• gigachad@feddit.de
    link
    fedilink
    arrow-up
    9
    ·
    edit-2
    8 months ago

    I think it’s a good thing polars developers are heading toward interoperability. The Dataframe Interchange Protocol the article mentions sounds interesting.

    For example, if you read the documentation for Plotly Express

    I know this seems to be an important topic in the community. But honestly, I rarely use all the plotting backends at all. They are nice for quick visualizations, but most of the time I prefer to throw my data into matplotlib on my own, just for the sake of customization.

    polars.DataFrame.to_pandas() by default uses NumPy arrays, so it will have to convert all your data from Arrow to Numpy; this will double your memory usage at least, and take some computation too. If you use Arrow, however, the conversion will take essentially no time and no extra memory is needed (“zero copy”)

    I don’t want to complain, it is definitely a good thing polars developers address this. pandas is the standard and as long as full interoperability between polars and the pandas ecosystem is lacking, this “hack” is needed. However, data transformation can be an incredibly sensitive topic. I do not even trust pandas or tensorflow in always doing the right thing when converting data - processing data in polars, converting it to pandas and then process it further - I am sceptical. And I am not even talking about performance here.

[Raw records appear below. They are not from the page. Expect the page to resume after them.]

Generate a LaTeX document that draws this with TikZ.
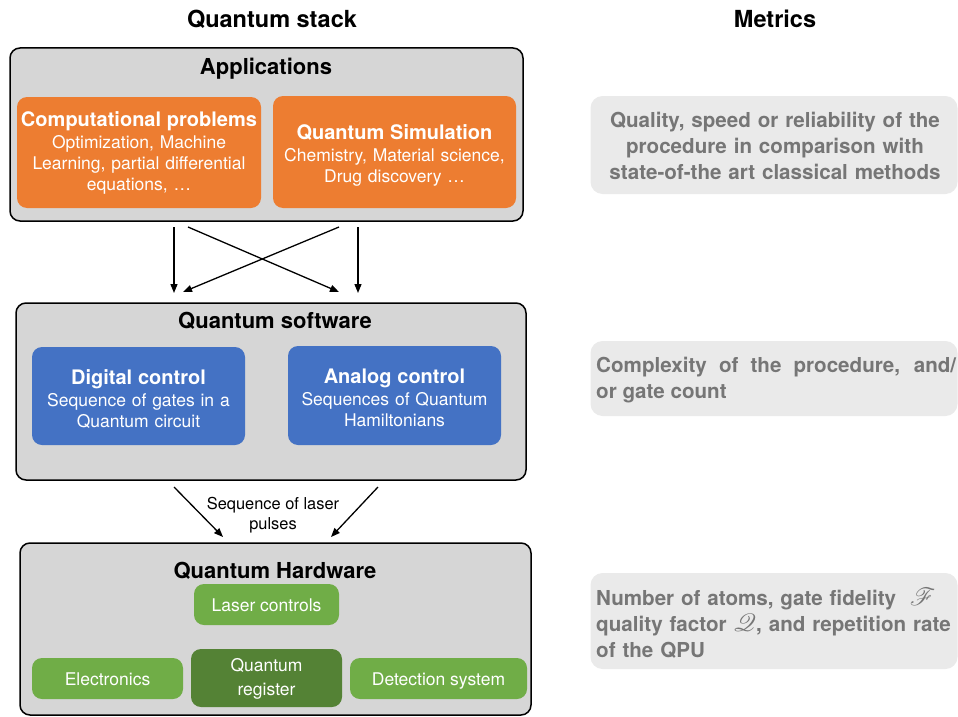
\documentclass[tikz,border=0pt]{standalone}
\usepackage{fontspec}
\usepackage{mathrsfs}
\setmainfont{TeX Gyre Heros}
\usetikzlibrary{arrows.meta}
\definecolor{orangeC}{HTML}{ED7D31}
\definecolor{blueC}{HTML}{4472C4}
\definecolor{greenC}{HTML}{70AD47}
\definecolor{dgreenC}{HTML}{548235}
\definecolor{panelC}{HTML}{D6D6D6}
\definecolor{metricC}{HTML}{EAEAEA}
\definecolor{metricT}{HTML}{767676}
\newcommand{\coltitle}{\fontsize{23.5}{26}\selectfont\bfseries}
\newcommand{\sectitle}{\fontsize{22}{25}\selectfont\bfseries}
\newcommand{\hdr}{\fontsize{20}{23}\selectfont\bfseries}
\newcommand{\subt}{\fontsize{17.5}{21}\selectfont}
\newcommand{\mtxt}{\fontsize{20.6}{26}\selectfont\bfseries}
\newcommand{\bigscr}[1]{{\fontsize{24}{26}\selectfont$\mathscr{#1}$}}
\tikzset{
  panel/.style={draw=black, line width=1.5pt, fill=panelC, rounded corners=10pt, inner sep=0pt},
  inbox/.style={rounded corners=10pt, inner sep=0pt},
  intext/.style={text=white, align=center, inner sep=0pt, font=\subt},
  oneline/.style={text height=16pt, text depth=2.4pt},
  metric/.style={fill=metricC, rounded corners=12pt, inner sep=0pt},
  mtext/.style={text=metricT, inner sep=0pt, font=\mtxt},
  arr/.style={line width=1.3pt, -{Triangle[length=9pt,width=7pt]}},
}
\begin{document}
\begin{tikzpicture}[x=1pt,y=-1pt]
\useasboundingbox (0,0) rectangle (958,717);
% column titles
\node[font=\coltitle] (tstack) at (272,19) {Quantum stack};
\node[font=\coltitle] (tmetric) at (775,19) {Metrics};
% panels
\node[panel, minimum width=513pt, minimum height=173pt] (app) at (266.5,134.5) {};
\node[panel, minimum width=510pt, minimum height=177pt] (sw) at (271,391.5) {};
\node[panel, minimum width=511pt, minimum height=172pt] (hw) at (275.5,629) {};
\node[font=\sectitle] (tapp) at (266,69) {Applications};
\node[font=\sectitle] (tsw) at (275,321) {Quantum software};
\node[font=\sectitle] (thw) at (275,570.5) {Quantum Hardware};
% application boxes
\node[inbox, fill=orangeC, minimum width=244pt, minimum height=111pt] (comp) at (139,152.5) {};
\node[intext, text width=240pt] (compt) at (139,152.5)
  {{\hdr Computational problems}\\[1pt]Optimization, Machine\\Learning, partial differential\\equations, \dots};
\node[inbox, fill=orangeC, minimum width=243pt, minimum height=112pt] (qsim) at (394.5,152) {};
\node[intext, text width=240pt] (qsimt) at (394.5,155)
  {{\hdr Quantum Simulation}\\[1pt]Chemistry, Material science,\\Drug discovery \dots};
% software boxes
\node[inbox, fill=blueC, minimum width=213pt, minimum height=98pt] (dig) at (138.5,396) {};
\node[intext, text width=210pt] (digt) at (138.5,399)
  {{\hdr Digital control}\\[1pt]Sequence of gates in a\\Quantum circuit};
\node[inbox, fill=blueC, minimum width=213pt, minimum height=99pt] (ana) at (394.5,395.5) {};
\node[intext, text width=210pt] (anat) at (394.5,397.5)
  {{\hdr Analog control}\\[1pt]Sequences of Quantum\\Hamiltonians};
% hardware boxes
\node[inbox, fill=greenC, minimum width=145pt, minimum height=41pt, intext, oneline] (laser) at (266.5,604.5) {Laser controls};
\node[inbox, fill=greenC, minimum width=151pt, minimum height=41pt, intext, oneline] (elec) at (107.5,678.5) {Electronics};
\node[inbox, fill=dgreenC, minimum width=151pt, minimum height=58pt] (qreg) at (266.5,678) {};
\node[intext, text width=148pt, font=\fontsize{17.5}{24}\selectfont] (qregt) at (266.5,678.5) {Quantum\\register};
\node[inbox, fill=greenC, minimum width=177pt, minimum height=41pt, intext, oneline] (det) at (438.5,678.5) {Detection system};
% metrics
\node[metric, minimum width=367pt, minimum height=98pt] (m1) at (774,145) {};
\node[mtext, text width=362pt, align=center] (m1t) at (775,145.5)
  {Quality, speed or reliability of the\\procedure in comparison with\\state-of-the art classical methods};
\node[metric, minimum width=367pt, minimum height=75pt] (m2) at (774,378.5) {};
\node[mtext, text width=360pt, align=justify, anchor=west] (m2t) at (596,380.5)
  {Complexity of the procedure, and/\linebreak or gate count\par};
\node[metric, minimum width=367pt, minimum height=96pt] (m3) at (774,621) {};
\node[mtext, text width=364pt, align=left, anchor=west] (m3t) at (596,623)
  {Number of atoms, gate fidelity \ \bigscr{F}\\quality factor \bigscr{Q}, and repetition rate\\of the QPU};
% connectors between app and sw
\coordinate (a1) at (174,227); \coordinate (b1) at (174,293);
\coordinate (a2) at (358,227); \coordinate (b2) at (358,293);
\coordinate (a3) at (188,227); \coordinate (b3) at (339,292);
\coordinate (a4) at (339,227); \coordinate (b4) at (183,292);
\draw[arr] (a1) -- (b1);
\draw[arr] (a2) -- (b2);
\draw[arr] (a3) -- (b3);
\draw[arr] (a4) -- (b4);
% connectors between sw and hw
\coordinate (c1) at (174,487); \coordinate (d1) at (223,537);
\coordinate (c2) at (378,487); \coordinate (d2) at (331,537);
\draw[arr] (c1) -- (d1);
\draw[arr] (c2) -- (d2);
\node[font=\fontsize{16.4}{20}\selectfont, align=center] (lpulse) at (273,515) {Sequence of laser\\pulses};
\end{tikzpicture}
\end{document}
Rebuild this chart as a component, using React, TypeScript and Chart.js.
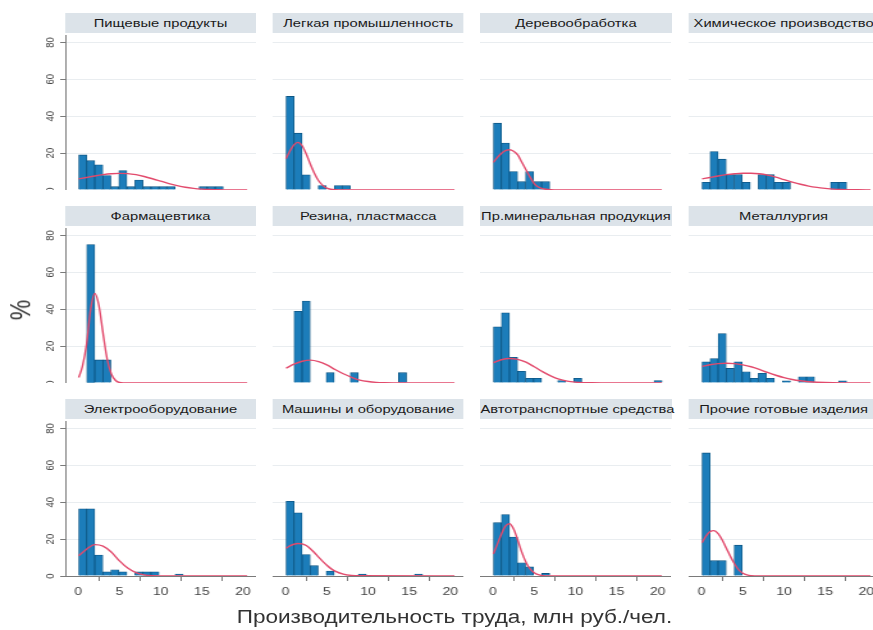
import React, { useEffect, useRef } from "react";
import { Chart, registerables } from "chart.js";

Chart.register(...registerables);

// ---------------- data ----------------
const PANEL_TITLES = [
  "Пищевые продукты",
  "Легкая промышленность",
  "Деревообработка",
  "Химическое производство",
  "Фармацевтика",
  "Резина, пластмасса",
  "Пр.минеральная продукция",
  "Металлургия",
  "Электрооборудование",
  "Машины и оборудование",
  "Автотранспортные средства",
  "Прочие готовые изделия",
];

const X_TITLE = "Производительность труда, млн руб./чел.";
const Y_TITLE = "%";
const X_TICKS = [0, 5, 10, 15, 20];
const Y_TICKS = [0, 20, 40, 60, 80];

// histogram bin centres (млн руб./чел.)
const BIN_CENTERS = [0.54, 1.51, 2.49, 3.46, 4.44, 5.41, 6.39, 7.36, 8.34, 9.31, 10.29, 11.26, 12.24, 13.21, 14.19, 15.16, 16.14, 17.11, 18.09, 19.06, 20.04];

// bar heights, % (one value per bin)
const barsFood = [19.0, 15.9, 13.6, 7.8, 1.8, 10.5, 1.8, 5.4, 1.8, 1.8, 1.8, 1.8, 0, 0, 0, 1.8, 1.8, 1.8, 0, 0, 0];
const barsLight = [50.7, 30.8, 8.2, 0, 2.4, 0, 2.4, 2.4, 0, 0, 0, 0, 0, 0, 0, 0, 0, 0, 0, 0, 0];
const barsWood = [36.2, 25.4, 10.0, 4.5, 10.0, 4.5, 4.5, 0, 0, 0, 0, 0, 0, 0, 0, 0, 0, 0, 0, 0, 0];
const barsChem = [4.2, 20.8, 16.7, 8.3, 8.3, 4.2, 0, 8.3, 8.3, 4.2, 4.2, 0, 0, 0, 0, 0, 4.2, 4.2, 0, 0, 0];
const barsPharma = [0, 75.0, 12.5, 12.5, 0, 0, 0, 0, 0, 0, 0, 0, 0, 0, 0, 0, 0, 0, 0, 0, 0];
const barsRubber = [0, 38.9, 44.4, 0, 0, 5.6, 0, 0, 5.6, 0, 0, 0, 0, 0, 5.6, 0, 0, 0, 0, 0, 0];
const barsMineral = [30.4, 38.0, 13.9, 6.3, 2.5, 2.5, 0, 0, 1.3, 0, 2.5, 0, 0, 0, 0, 0, 0, 0, 0, 0, 1.3];
const barsMetal = [11.5, 13.3, 26.8, 7.9, 11.5, 6.1, 2.5, 5.2, 2.5, 0, 1.2, 0, 3.4, 3.4, 0, 0, 0, 1.2, 0, 0, 0];
const barsElectro = [36.4, 36.4, 11.4, 2.3, 3.4, 2.3, 0, 2.3, 2.3, 2.3, 0, 0, 1.1, 0, 0, 0, 0, 0, 0, 0, 0];
const barsMachines = [40.5, 34.2, 11.6, 5.6, 0, 2.7, 0, 0, 0, 1.0, 0, 0, 0, 0, 0, 0, 1.0, 0, 0, 0, 0];
const barsAuto = [28.9, 33.3, 21.1, 7.2, 5.0, 0, 1.4, 0, 0, 0, 0, 0, 0, 0, 0, 0, 0, 0, 0, 0, 0];
const barsOther = [66.7, 8.3, 8.3, 0, 16.7, 0, 0, 0, 0, 0, 0, 0, 0, 0, 0, 0, 0, 0, 0, 0, 0];

// density curves (x, %)
const curveXFood = [0.05, 1, 2, 3, 4, 5, 6, 7, 8, 9, 10, 11, 12, 13, 14, 15, 16, 17, 18, 19, 20.5];
const curveYFood = [6.0, 6.8, 7.6, 8.3, 8.8, 9.0, 8.9, 8.3, 7.3, 6.1, 4.8, 3.5, 2.4, 1.5, 0.9, 0.5, 0.25, 0.1, 0.05, 0, 0];
const curveXLight = [0.05, 0.5, 1, 1.5, 2, 2.5, 3, 3.5, 4, 4.5, 5, 6, 7, 8, 20.5];
const curveYLight = [17, 21, 24.5, 25.8, 24, 19.5, 14, 9, 5, 2.5, 1, 0.1, 0, 0, 0];
const curveXWood = [0.05, 0.5, 1, 1.5, 2, 2.5, 3, 3.5, 4, 4.5, 5, 5.5, 6, 7, 8, 20.5];
const curveYWood = [15, 17.5, 19.8, 21.3, 21.8, 21, 19, 15, 11, 7, 3.5, 1.6, 0.7, 0.1, 0, 0];
const curveXChem = [0.05, 1, 2, 3, 4, 5, 6, 7, 8, 9, 10, 11, 12, 13, 14, 15, 16, 17, 18, 19, 20.5];
const curveYChem = [6.0, 6.8, 7.6, 8.3, 8.8, 9.1, 9.1, 8.8, 8.1, 7.0, 5.6, 4.3, 3.1, 2.1, 1.4, 0.9, 0.5, 0.3, 0.15, 0.1, 0];
const curveXPharma = [0.05, 0.5, 1, 1.5, 2, 2.5, 3, 3.5, 4, 4.5, 5, 6, 20.5];
const curveYPharma = [3, 9, 21, 40, 48.5, 42, 27, 13, 5, 1.5, 0.3, 0, 0];
const curveXRubber = [0.05, 1, 2, 3, 4, 5, 6, 7, 8, 9, 10, 11, 12, 14, 20.5];
const curveYRubber = [8, 10.2, 11.8, 12.4, 11.6, 9.8, 7.3, 5, 3.1, 1.6, 0.8, 0.35, 0.15, 0, 0];
const curveXMineral = [0.05, 1, 2, 3, 4, 5, 6, 7, 8, 9, 10, 11, 12, 14, 20.5];
const curveYMineral = [11, 12.6, 13.3, 12.8, 11.3, 8.8, 6.2, 3.9, 2.1, 1.0, 0.45, 0.2, 0.1, 0, 0];
const curveXMetal = [0.05, 1, 2, 3, 4, 5, 6, 7, 8, 9, 10, 11, 12, 13, 14, 16, 18, 20.5];
const curveYMetal = [9, 9.9, 10.5, 10.7, 10.5, 9.8, 8.8, 7.4, 5.7, 4.2, 2.9, 1.9, 1.2, 0.7, 0.4, 0.1, 0, 0];
const curveXElectro = [0.05, 1, 2, 3, 4, 5, 6, 7, 8, 9, 10, 12, 20.5];
const curveYElectro = [11, 14.5, 17, 16.2, 13, 8.2, 4.3, 1.8, 0.6, 0.15, 0.05, 0, 0];
const curveXMachines = [0.05, 0.5, 1, 1.5, 2, 2.5, 3, 3.5, 4, 4.5, 5, 5.5, 6, 7, 8, 9, 20.5];
const curveYMachines = [15, 16.3, 17.2, 17.6, 17.4, 16.5, 14.8, 12.6, 10.2, 7.9, 5.8, 4, 2.6, 1, 0.3, 0.1, 0];
const curveXAuto = [0.05, 0.5, 1, 1.5, 2, 2.5, 3, 3.5, 4, 4.5, 5, 5.5, 6, 7, 20.5];
const curveYAuto = [12, 17, 22.5, 27, 28.3, 25.5, 19.5, 12.8, 7.5, 3.8, 1.8, 0.7, 0.2, 0, 0];
const curveXOther = [0.05, 0.5, 1, 1.5, 2, 2.5, 3, 3.5, 4, 4.5, 5, 5.5, 6, 7, 20.5];
const curveYOther = [18, 21.5, 24, 24.6, 23, 19.5, 15, 10.5, 6.5, 3.3, 1.5, 0.6, 0.2, 0, 0];

const PANEL_BARS = [barsFood, barsLight, barsWood, barsChem, barsPharma, barsRubber, barsMineral, barsMetal, barsElectro, barsMachines, barsAuto, barsOther];
const PANEL_CX = [curveXFood, curveXLight, curveXWood, curveXChem, curveXPharma, curveXRubber, curveXMineral, curveXMetal, curveXElectro, curveXMachines, curveXAuto, curveXOther];
const PANEL_CY = [curveYFood, curveYLight, curveYWood, curveYChem, curveYPharma, curveYRubber, curveYMineral, curveYMetal, curveYElectro, curveYMachines, curveYAuto, curveYOther];

// ---------------- layout / style ----------------
const STRETCH = 1.28; // the figure is drawn narrower and stretched horizontally
const PAGE_W = 873;
const PAGE_H = 630;
const X_MIN = -1.58;
const X_MAX = 21.58;
const Y_MAX = 84;
const COL_LEFT = [65, 272.7, 480.4, 688.1]; // page px
const PLOT_W = 191; // page px
const ROW_ZERO = [190, 383, 576]; // page px
const PLOT_H = 155;
const YW = 30; // unstretched px
const XH = 32;
const FONT = '"Liberation Sans", Arial, sans-serif';
const BAR_FILL = "#1c7dba";
const BAR_EDGE = "#0d5684";
const RED = "#e24a6c";
const GRID = "#e9edf0";
const AXIS = "#7a7a7a";
const STRIP = "#dce3e9";

const yLabelPlugin = {
  id: "yRotLabels",
  afterDraw(chart: any) {
    const s = chart.scales.y;
    const ctx = chart.ctx;
    ctx.save();
    ctx.fillStyle = "#444";
    ctx.font = `9.5px ${FONT}`;
    ctx.textAlign = "center";
    ctx.textBaseline = "middle";
    for (const v of Y_TICKS) {
      const py = s.getPixelForValue(v);
      ctx.save();
      ctx.translate(s.right - 11.7, py);
      ctx.rotate(-Math.PI / 2);
      ctx.fillText(String(v), 0, 0);
      ctx.restore();
    }
    ctx.restore();
  },
};

function panelGeom(i: number) {
  const c = i % 4;
  const r = Math.floor(i / 4);
  const yw = c === 0 ? YW : 0;
  const plotLeftU = COL_LEFT[c] / STRETCH;
  const plotWU = PLOT_W / STRETCH;
  const width = Math.round(yw + plotWU);
  const height = PLOT_H + (r === 2 ? XH : 0);
  const top = ROW_ZERO[r] - PLOT_H;
  return { c, r, yw, left: plotLeftU - yw, width, height, top, plotLeftU, plotWU };
}

export default function App() {
  const refs = useRef<(HTMLCanvasElement | null)[]>([]);

  useEffect(() => {
    const charts: Chart[] = [];
    PANEL_TITLES.forEach((_, i) => {
      const cv = refs.current[i];
      if (!cv) return;
      const g = panelGeom(i);
      const showY = g.c === 0;
      const showX = g.r === 2;
      const chart = new Chart(cv, {
        type: "bar",
        data: {
          datasets: [
            {
              type: "line",
              data: PANEL_CX[i].map((x, k) => ({ x, y: PANEL_CY[i][k] })),
              borderColor: RED,
              borderWidth: 1.4,
              pointRadius: 0,
              cubicInterpolationMode: "monotone",
              fill: false,
              order: 0,
            } as any,
            {
              type: "bar",
              data: BIN_CENTERS.map((x, k) => ({ x, y: PANEL_BARS[i][k] })),
              backgroundColor: BAR_FILL,
              borderColor: BAR_EDGE,
              borderWidth: 0.8,
              barPercentage: 1,
              categoryPercentage: 1,
              order: 1,
            } as any,
          ],
        },
        options: {
          responsive: false,
          animation: false,
          events: [],
          layout: { padding: 0 },
          plugins: { legend: { display: false }, tooltip: { enabled: false }, title: { display: false } },
          scales: {
            x: {
              type: "linear",
              min: X_MIN,
              max: X_MAX,
              offset: false,
              display: showX,
              grid: { display: true, drawOnChartArea: false, drawTicks: true, tickLength: 5, tickColor: AXIS },
              border: { display: true, color: AXIS, width: 1 },
              ticks: { color: "#444", font: { size: 11, family: FONT }, padding: 4, maxRotation: 0, autoSkip: false },
              afterBuildTicks: (s: any) => {
                s.ticks = X_TICKS.map((v) => ({ value: v }));
              },
              afterFit: (s: any) => {
                s.height = showX ? XH : 0;
              },
            },
            y: {
              type: "linear",
              min: 0,
              max: Y_MAX,
              grid: { color: GRID, drawTicks: showY, tickLength: 4, tickColor: AXIS },
              border: { display: showY, color: AXIS, width: 1 },
              ticks: { display: false },
              afterBuildTicks: (s: any) => {
                s.ticks = Y_TICKS.map((v) => ({ value: v }));
              },
              afterFit: (s: any) => {
                s.width = g.yw;
              },
            },
          } as any,
        },
        plugins: showY ? [yLabelPlugin as any] : [],
      });
      charts.push(chart);
    });
    return () => charts.forEach((ch) => ch.destroy());
  }, []);

  const wU = PAGE_W / STRETCH;

  return (
    <div
      style={{
        position: "absolute",
        left: 0,
        top: 0,
        width: wU,
        height: PAGE_H,
        overflow: "hidden",
        background: "#ffffff",
        transform: `scaleX(${STRETCH})`,
        transformOrigin: "0 0",
        fontFamily: FONT,
      }}
    >
      {PANEL_TITLES.map((t, i) => {
        const g = panelGeom(i);
        return (
          <div
            key={"t" + i}
            style={{
              position: "absolute",
              left: g.plotLeftU,
              width: g.plotWU,
              top: ROW_ZERO[g.r] - 177,
              height: 20,
              lineHeight: "20px",
              background: STRIP,
              color: "#1a1a1a",
              fontSize: 11.5,
              textAlign: "center",
              whiteSpace: "nowrap",
            }}
          >
            {t}
          </div>
        );
      })}
      {PANEL_TITLES.map((_, i) => {
        const g = panelGeom(i);
        return (
          <canvas
            key={"c" + i}
            ref={(el) => {
              refs.current[i] = el;
            }}
            width={g.width}
            height={g.height}
            style={{ position: "absolute", left: g.left, top: g.top, width: g.width, height: g.height, display: "block" }}
          />
        );
      })}
      <div
        style={{
          position: "absolute",
          left: 454.5 / STRETCH,
          top: 617,
          transform: "translate(-50%, -50%)",
          fontSize: 17.6,
          color: "#333",
          whiteSpace: "nowrap",
        }}
      >
        {X_TITLE}
      </div>
      <div
        style={{
          position: "absolute",
          left: 20 / STRETCH,
          top: 310,
          transform: "translate(-50%, -50%) rotate(-90deg)",
          fontSize: 23,
          color: "#333",
          whiteSpace: "nowrap",
        }}
      >
        {Y_TITLE}
      </div>
    </div>
  );
}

    If you’re doing heavy geographical work, there will likely someday be a replacement for GeoPandas, but for now you probably going to spend a lot of time using Pandas

    This is important. Geopandas is one of the most import libraries derived from pandas and widely used in the geoscience community. The idea of an equivalent like “geopolars” is insane in my eyes. I am biased as a data scientist mostly working on spatial data, but this is the main reason that I watch the development of polars only from the sidelines. Even if I wouldn’t work with geographic data, GeoAI is such an important topic you can’t just ignore it. And that’s only the perspective from my field, who knows what other important communities are out there that rely on pandas.